Eine internationale Gruppe von Astronomen um David Harvey von der École Polytechnique Fédérale de Lausanne im schweizerischen Versoix hat nun eine neue Methode ersonnen, um die Eigenschaften der Dunklen Materie zu studieren. Die Forscher haben ein statistisches Modell entwickelt, mit dessen Hilfe sie Kollisionen von Galaxienhaufen analysieren und daraus Rückschlüsse über die Dunkle Materie ziehen konnten. Insgesamt 72 Aufnahmen unterschiedlich heftiger galaktischer Zusammenstöße, die sie auf Aufnahmen der Weltraumteleskope Hubble und Chandra identifizieren konnten, flossen in ihre Untersuchung ein.
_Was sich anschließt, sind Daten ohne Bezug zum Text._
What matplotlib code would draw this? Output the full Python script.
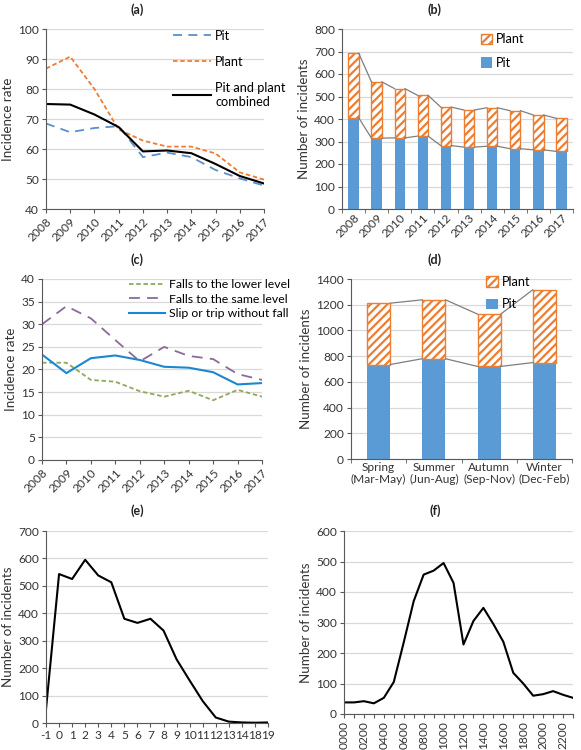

Bei solchen Kollisionen spielen drei Komponenten eine Rolle: die gewöhnlichen Sterne, die Dunkle Materie und die großen Mengen an Gas, das zwischen den Sternen treibt. Alle drei Komponenten verhalten sich bei einer Galaxienkollision sehr unterschiedlich. Die meisten Sterne fliegen auf Grund der gigantischen leeren Räume zwischen ihnen praktisch ungebremst aneinander vorbei; nur selten werden sie deutlich abgelenkt. Interstellares Gas hingegen unterliegt einem steten Staudruck, der es komprimiert und aufheizt – heiß genug, um es mit dem Röntgenteleskop Chandra nachweisen zu können. Die Verteilung der Dunklen Materie konnten die Astronomen mit Hilfe des Gravitationslinseneffekts nachweisen.

Interagieren Dunkle-Materie-Teilchen miteinander?

Auch wenn sie kaum mit normaler Materie wechselwirken, könnten die "dunklen" Teilchen doch aufeinander sehr viel größere Kräfte ausüben – zumindest einigen theoretischen Modellen nach sollte dies der Fall sein. Die Analyse zeigte nun allerdings, dass sie ungebremst aneinander vorbeifliegen und sich nicht zerstreuen, wie einige Ansätze vermuten ließen.

Der Galaxienhaufen MACS J0416.1 – 2403 | Der Galaxienhaufen MACS J0416.1-2403 besteht aus Hunderten von Galaxien, zwischen denen sich Bereiche Dunkler Materie erstrecken. Deren berechnete Verteilung ist in dieser Aufnahme in Blau dargestellt.

Dadurch können die Forscher bestimmte Modelle für Dunkle Materie ausschließen. "Mit unserer Arbeit können wir wichtige Grenzen bestimmen, woraus Dunkle Materie bestehen könnte, insbesondere für die potenzielle Existenz eines 'Dunklen Photons' – des dunklen Äquivalents für Licht – oder 'Dunkler Protonen'", sagt David Harvey. "Es scheint zunehmend wahrscheinlich, dass es keine Familie dunkler Teilchen gibt, die ein Spiegelbild unserer gewöhnlichen Materie darstellt."

Diese Erkenntnis ist deshalb wichtig, weil in vielen Modellen zur Dunklen Materie gewissermaßen ein "dunkles Schwesterteilchen" zu jedem bekannten Elementarteilchen existieren sollte. Das wird auch einige Teilchenphysiker am Europäischen Kernforschungszentrum CERN aufhorchen lassen, die nach der erfolgten Aufrüstung des Teilchenbeschleunigers demnächst bei den bislang höchsten erreichten Energien nach solchen Teilchen suchen.

Noch sind die Fehler bei dieser Form statistischer Auswertung von Galaxienkollisionen jedoch recht hoch. Die Methode ist aber problemlos auf andere und größere Kollisionen von Galaxienhaufen anwendbar. Die Forscher gehen deshalb davon aus, dass sich mit weiteren Kartierungen des Sternenhimmels die Eigenschaften der Dunklen Materie noch deutlich schärfer bestimmen lassen werden.